I want to design programs that make this process easier. This sort of field I think I'm describing is called Human Computer Interaction. I took a class on this a while ago (it wasn't taught very well unfortunately), but I digress. For a long time, humans have been trying to develop virtual reality (VR), a new way to interface with our machines. VR changes the way information is displayed to the user. No longer is information displayed on a single plane of existence -- it can be accessed by physically interacting with a three-dimensional object.

I think that VR has far more implications for how people use computers than most realize. VR headsets could replace monitors entirely by emulating an infinite number of virtual displays. But that implies that the headset could display the computer's video output at all times.
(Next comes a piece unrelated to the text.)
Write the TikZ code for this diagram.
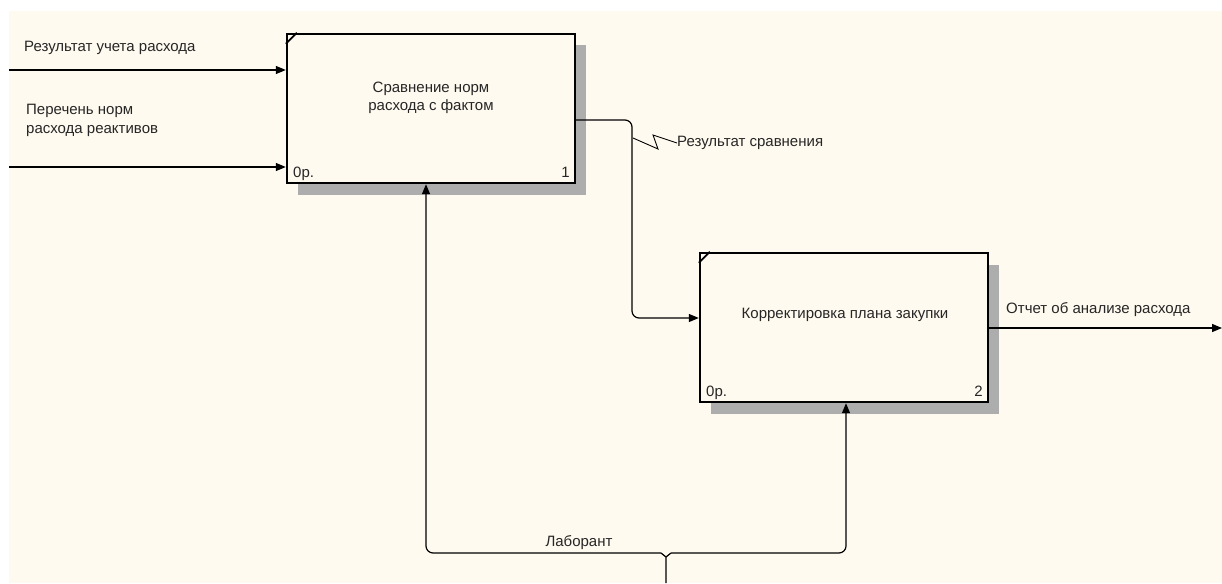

There are no headsets that do that yet, except for the operating systems built into all-in-one headsets, like the Meta's version of Android for the Quest headsets. There is no three-dimensional operating system that you can install onto a personal computer. Even the idea of a three-dimensional operating system has barely been explored.

Imagine that. What I'm trying to express is what is sometimes shown in movies like the Matrix, I guess. Imagine having all of your programs controlled by nothing but your eye movements or your voice -- being able to find the information you're looking for and having appear all around you effortlessly. You can get the same sort of experience right now by typing up a search in Google.

It's hard to really put into words what I have in my head. What I really want to express is this idea of the noosphere. The noosphere isn't really a place, but we as humans live in a physical place, so the best analogy is a library. Imagine that you're looking for a book in a library, but by just knowing its name you can immediately find its exact location, open it, and read it. Right now, you can do that with the internet. There's a lot of friction to that, because your actions need to be translated to the computer through various graphical and physical inputs (for example, clicking on an on-screen button with your mouse). You can't just think of what you want and have it. Computers, on the other hand, can sort of do just that. They just need to be told what it is that they're looking for.

The Library of Babel is a book written by Jorge Luis Borges. It is a hypothetical library that contains every book that could ever be written; essentially, each book contains a different combination letters in a ~400 page format. Imagine being able to inject your mind into a computer and sift through all of the knowledge it contains. Computers connected to a network of computers know everything that could possibly ever be known, but they can't do anything with that raw information. Being able to just move that information around, process it, make something out of it, with just your mind, is the ultimate idea that comes out of reducing the friction completely between you and the computer.

This was a big ramble of a post, but I like thinking about information. I might sound a bit silly with these little words, but these are the ideas that exist in my head. The point of this place is to be a "place" for my thoughts, after all. I send this out to the computers so that other humans can take it and make something out of it. My thoughts are nothing but raw information without you to read it at the screen.